Esmir filma o desejo com sensualidade rara, onde a nudez em si importa menos do que tudo aquilo que ela traduz para o personagem e para a história. Dessa forma, o êxito de Jesuíta Barbosa ultrapassa as fronteiras de um difícil trabalho técnico para ganhar verdadeira potência no modo como ele trabalha a relação entre o interno e externo de um homem que nunca se dobrou diante das inúmeras tentativas de lhe tolherem e que buscou viver, amar e performar do jeito que sempre quis.

Ademais, não poderia deixar de mencionar uma reparação cinematográfica importante feita em Homem com H envolvendo a relação entre Ney Matogrosso e Cazuza. Outrora solenemente ignorado em Cazuza – O Tempo Não Para, o caso de amor entre os dois ganha espaço merecido e considerável agora. Isso porque, além de relação bela e conturbada na vida de Ney, Cazuza representou uma série de outras coisas: ele era, enfim, uma paixão impossível, mas um semelhante em carreira, desejos e forma de se impor diante da sociedade. Ignorar o simbolismo de tamanho encontro foi uma grande mancada do longa de Walter Carvalho e Sandra Werneck que Esmir Filho corrige com elegância e comoção.
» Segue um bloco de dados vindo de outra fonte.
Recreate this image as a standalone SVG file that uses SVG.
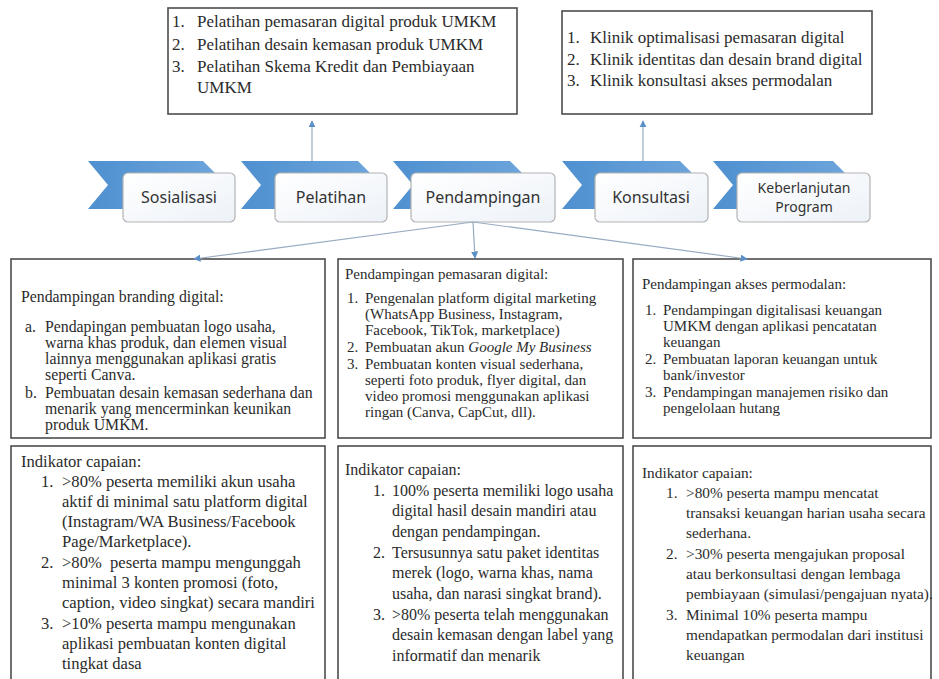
<svg xmlns="http://www.w3.org/2000/svg" width="939" height="679" viewBox="0 0 939 679">
  <defs>
    <style>
      .box { fill: #ffffff; stroke: #4d4d4d; stroke-width: 1.6; }
      .t { font-family: "Liberation Serif", "Times New Roman", serif; fill: #2b2b2b; }
      .t17 { font-size: 17px; }
      .t15 { font-size: 15px; }
      .t158 { font-size: 15.8px; }
      .t16 { font-size: 16px; }
      .tl { font-size: 16.6px; }
      .tr { font-size: 15.3px; }
      .chev { fill: url(#chevFill); }
      .lbl { fill: url(#lblFill); stroke: #b3b3b3; stroke-width: 1.2; }
      .lt { font-family: "Noto Sans", "Open Sans", sans-serif; font-size: 16px; fill: #333333; text-anchor: middle; }
      .lt2 { font-size: 14px; }
      .conn { fill: none; stroke: #97abc2; stroke-width: 1.2; }
    </style>
    <linearGradient id="chevFill" x1="0" y1="0" x2="1" y2="0">
      <stop offset="0" stop-color="#4f90d0"/>
      <stop offset="1" stop-color="#6fa6dc"/>
    </linearGradient>
    <linearGradient id="lblFill" x1="0" y1="0" x2="1" y2="1">
      <stop offset="0" stop-color="#ffffff"/>
      <stop offset="1" stop-color="#edf2f8"/>
    </linearGradient>
    <marker id="tip" viewBox="0 0 10 10" refX="9" refY="5" markerWidth="6" markerHeight="6" orient="auto">
      <path d="M0,0 L10,5 L0,10 z" fill="#5b8fc7"/>
    </marker>
  </defs>

  <rect width="939" height="679" fill="#ffffff"/>

  <!-- training topics -->
  <g id="pelatihan-topics">
    <rect class="box" x="168" y="8" width="349" height="106"/>
    <text class="t t17" x="172" y="27">1.</text><text class="t t17" x="197" y="27">Pelatihan pemasaran digital produk UMKM</text>
    <text class="t t17" x="172" y="50">2.</text><text class="t t17" x="197" y="50">Pelatihan desain kemasan produk UMKM</text>
    <text class="t t17" x="172" y="72">3.</text><text class="t t17" x="197" y="72">Pelatihan Skema Kredit dan Pembiayaan</text>
    <text class="t t17" x="197" y="93">UMKM</text>
  </g>

  <!-- consultation clinics -->
  <g id="konsultasi-topics">
    <rect class="box" x="562" y="11" width="310" height="103"/>
    <text class="t t17" x="567" y="43">1.</text><text class="t t17" x="590" y="43">Klinik optimalisasi pemasaran digital</text>
    <text class="t t17" x="567" y="65">2.</text><text class="t t17" x="590" y="65">Klinik identitas dan desain brand digital</text>
    <text class="t t17" x="567" y="86">3.</text><text class="t t17" x="590" y="86">Klinik konsultasi akses permodalan</text>
  </g>

  <!-- process steps -->
  <g id="step-sosialisasi">
    <path class="chev" d="M88,161 H203 L227,185 L203,209 H88 L108,185 Z"/>
    <rect class="lbl" x="123" y="173" width="112" height="49" rx="5"/>
    <text class="lt" x="179" y="203">Sosialisasi</text>
  </g>
  <g id="step-pelatihan">
    <path class="chev" d="M241,161 H358 L382,185 L358,209 H241 L261,185 Z"/>
    <rect class="lbl" x="275" y="173" width="112" height="49" rx="5"/>
    <text class="lt" x="331" y="203">Pelatihan</text>
  </g>
  <g id="step-pendampingan">
    <path class="chev" d="M393,161 H510 L534,185 L510,209 H393 L413,185 Z"/>
    <rect class="lbl" x="411" y="173" width="144" height="49" rx="5"/>
    <text class="lt" x="483" y="203">Pendampingan</text>
  </g>
  <g id="step-konsultasi">
    <path class="chev" d="M562,161 H680 L704,185 L680,209 H562 L582,185 Z"/>
    <rect class="lbl" x="595" y="173" width="113" height="49" rx="5"/>
    <text class="lt" x="651" y="203">Konsultasi</text>
  </g>
  <g id="step-keberlanjutan">
    <path class="chev" d="M713,161 H833 L857,185 L833,209 H713 L733,185 Z"/>
    <rect class="lbl" x="737" y="173" width="133" height="49" rx="5"/>
    <text class="lt lt2" x="804" y="193">Keberlanjutan</text>
    <text class="lt lt2" x="804" y="212">Program</text>
  </g>

  <!-- mentoring areas -->
  <g id="branding">
    <rect class="box" x="11" y="259" width="314" height="179"/>
    <text class="t t158" x="21" y="302">Pendampingan branding digital:</text>
    <text class="t t158" x="25" y="332">a.</text><text class="t t158" x="45" y="332">Pendapingan pembuatan logo usaha,</text>
    <text class="t t158" x="45" y="348">warna khas produk, dan elemen visual</text>
    <text class="t t158" x="45" y="364">lainnya menggunakan aplikasi gratis</text>
    <text class="t t158" x="45" y="380">seperti Canva.</text>
    <text class="t t158" x="25" y="398">b.</text><text class="t t158" x="45" y="398">Pembuatan desain kemasan sederhana dan</text>
    <text class="t t158" x="45" y="414">menarik yang mencerminkan keunikan</text>
    <text class="t t158" x="45" y="430">produk UMKM.</text>
  </g>
  <g id="pemasaran">
    <rect class="box" x="338" y="259" width="285" height="179"/>
    <text class="t t15" x="345" y="279">Pendampingan pemasaran digital:</text>
    <text class="t t15" x="347" y="303">1.</text><text class="t t15" x="365" y="303">Pengenalan platform digital marketing</text>
    <text class="t t15" x="365" y="319">(WhatsApp Business, Instagram,</text>
    <text class="t t15" x="365" y="335">Facebook, TikTok, marketplace)</text>
    <text class="t t15" x="347" y="352">2.</text><text class="t t15" x="365" y="352">Pembuatan akun <tspan font-style="italic">Google My Business</tspan></text>
    <text class="t t15" x="347" y="369">3.</text><text class="t t15" x="365" y="369">Pembuatan konten visual sederhana,</text>
    <text class="t t15" x="365" y="385">seperti foto produk, flyer digital, dan</text>
    <text class="t t15" x="365" y="401">video promosi menggunakan aplikasi</text>
    <text class="t t15" x="365" y="417">ringan (Canva, CapCut, dll).</text>
  </g>
  <g id="permodalan">
    <rect class="box" x="633" y="259" width="298" height="179"/>
    <text class="t t15" x="642" y="289">Pendampingan akses permodalan:</text>
    <text class="t t15" x="645" y="315">1.</text><text class="t t15" x="663" y="315">Pendampingan digitalisasi keuangan</text>
    <text class="t t15" x="663" y="331">UMKM dengan aplikasi pencatatan</text>
    <text class="t t15" x="663" y="347">keuangan</text>
    <text class="t t15" x="645" y="364">2.</text><text class="t t15" x="663" y="364">Pembuatan laporan keuangan untuk</text>
    <text class="t t15" x="663" y="380">bank/investor</text>
    <text class="t t15" x="645" y="397">3.</text><text class="t t15" x="663" y="397">Pendampingan manajemen risiko dan</text>
    <text class="t t15" x="663" y="413">pengelolaan hutang</text>
  </g>

  <!-- achievement indicators -->
  <g id="indikator-branding">
    <rect class="box" x="11" y="446" width="314" height="250"/>
    <text class="t tl" x="21" y="467">Indikator capaian:</text>
    <text class="t tl" x="41" y="487">1.</text><text class="t tl" x="62" y="487">&gt;80% peserta memiliki akun usaha</text>
    <text class="t tl" x="62" y="507">aktif di minimal satu platform digital</text>
    <text class="t tl" x="62" y="527">(Instagram/WA Business/Facebook</text>
    <text class="t tl" x="62" y="547">Page/Marketplace).</text>
    <text class="t tl" x="41" y="568">2.</text><text class="t tl" x="62" y="568" xml:space="preserve">&gt;80%  peserta mampu mengunggah</text>
    <text class="t tl" x="62" y="588">minimal 3 konten promosi (foto,</text>
    <text class="t tl" x="62" y="608">caption, video singkat) secara mandiri</text>
    <text class="t tl" x="41" y="629">3.</text><text class="t tl" x="62" y="629">&gt;10% peserta mampu mengunakan</text>
    <text class="t tl" x="62" y="649">aplikasi pembuatan konten digital</text>
    <text class="t tl" x="62" y="669">tingkat dasa</text>
  </g>
  <g id="indikator-pemasaran">
    <rect class="box" x="338" y="446" width="285" height="250"/>
    <text class="t t16" x="345" y="475">Indikator capaian:</text>
    <text class="t t16" x="373" y="496">1.</text><text class="t t16" x="392" y="496">100% peserta memiliki logo usaha</text>
    <text class="t t16" x="392" y="516">digital hasil desain mandiri atau</text>
    <text class="t t16" x="392" y="537">dengan pendampingan.</text>
    <text class="t t16" x="373" y="558">2.</text><text class="t t16" x="392" y="558">Tersusunnya satu paket identitas</text>
    <text class="t t16" x="392" y="578">merek (logo, warna khas, nama</text>
    <text class="t t16" x="392" y="599">usaha, dan narasi singkat brand).</text>
    <text class="t t16" x="373" y="620">3.</text><text class="t t16" x="392" y="620">&gt;80% peserta telah menggunakan</text>
    <text class="t t16" x="392" y="640">desain kemasan dengan label yang</text>
    <text class="t t16" x="392" y="661">informatif dan menarik</text>
  </g>
  <g id="indikator-permodalan">
    <rect class="box" x="633" y="446" width="298" height="250"/>
    <text class="t tr" x="642" y="478">Indikator capaian:</text>
    <text class="t tr" x="666" y="498">1.</text><text class="t tr" x="686" y="498">&gt;80% peserta mampu mencatat</text>
    <text class="t tr" x="686" y="518">transaksi keuangan harian usaha secara</text>
    <text class="t tr" x="686" y="538">sederhana.</text>
    <text class="t tr" x="666" y="559">2.</text><text class="t tr" x="686" y="559">&gt;30% peserta mengajukan proposal</text>
    <text class="t tr" x="686" y="579">atau berkonsultasi dengan lembaga</text>
    <text class="t tr" x="686" y="599">pembiayaan (simulasi/pengajuan nyata).</text>
    <text class="t tr" x="666" y="620">3.</text><text class="t tr" x="686" y="620">Minimal 10% peserta mampu</text>
    <text class="t tr" x="686" y="640">mendapatkan permodalan dari institusi</text>
    <text class="t tr" x="686" y="660">keuangan</text>
  </g>

  <!-- connectors -->
  <g id="connectors">
    <path class="conn" d="M312,161 V121" marker-end="url(#tip)"/>
    <path class="conn" d="M643,161 V121" marker-end="url(#tip)"/>
    <path class="conn" d="M473,222 L194,259" marker-end="url(#tip)"/>
    <path class="conn" d="M473,222 L475,258" marker-end="url(#tip)"/>
    <path class="conn" d="M473,222 L747,259" marker-end="url(#tip)"/>
  </g>
</svg>
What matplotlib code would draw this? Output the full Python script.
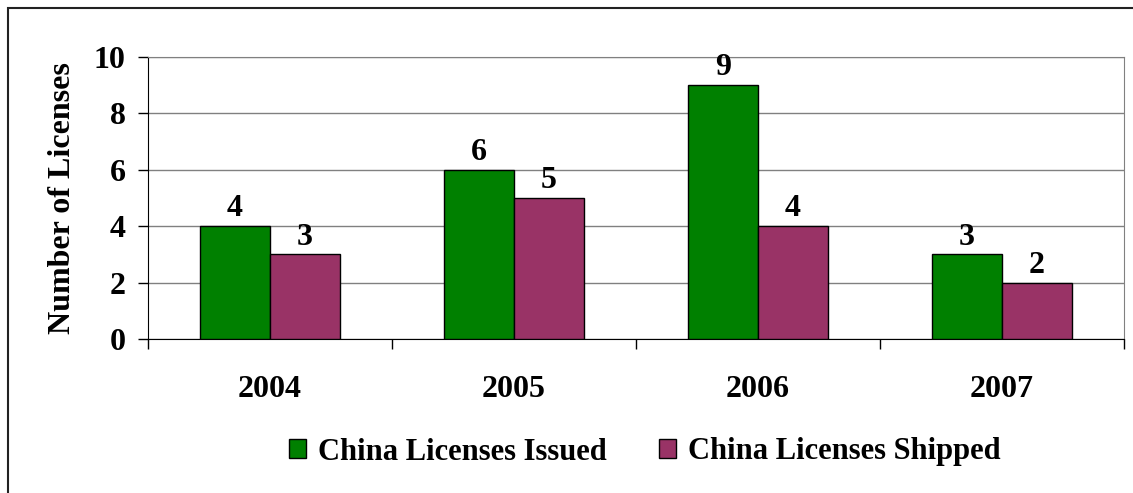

A participação do próprio Ney Matogrosso ao final de Homem com H, bem como cenas de sua mais recente turnê, Bloco na Rua, poderia ser, em outros casos, o cacoete fácil de uma cinebiografia que deseja encontrar atalhos óbvios para chegar ao coração de seu público, quase como um fan service mesmo. Contudo, frente a um projeto que abraça com tanta honestidade e carinho um personagem revolucionário do cenário musical brasileiro, o efeito acaba sendo o posto: é lindo ver Ney, hoje com 83 anos, ainda erguendo nos palcos, sem qualquer sinal de que vá parar, bandeiras que foram sempre tão suas e que, ao fim e ao cabo, deveriam ser de todos nós.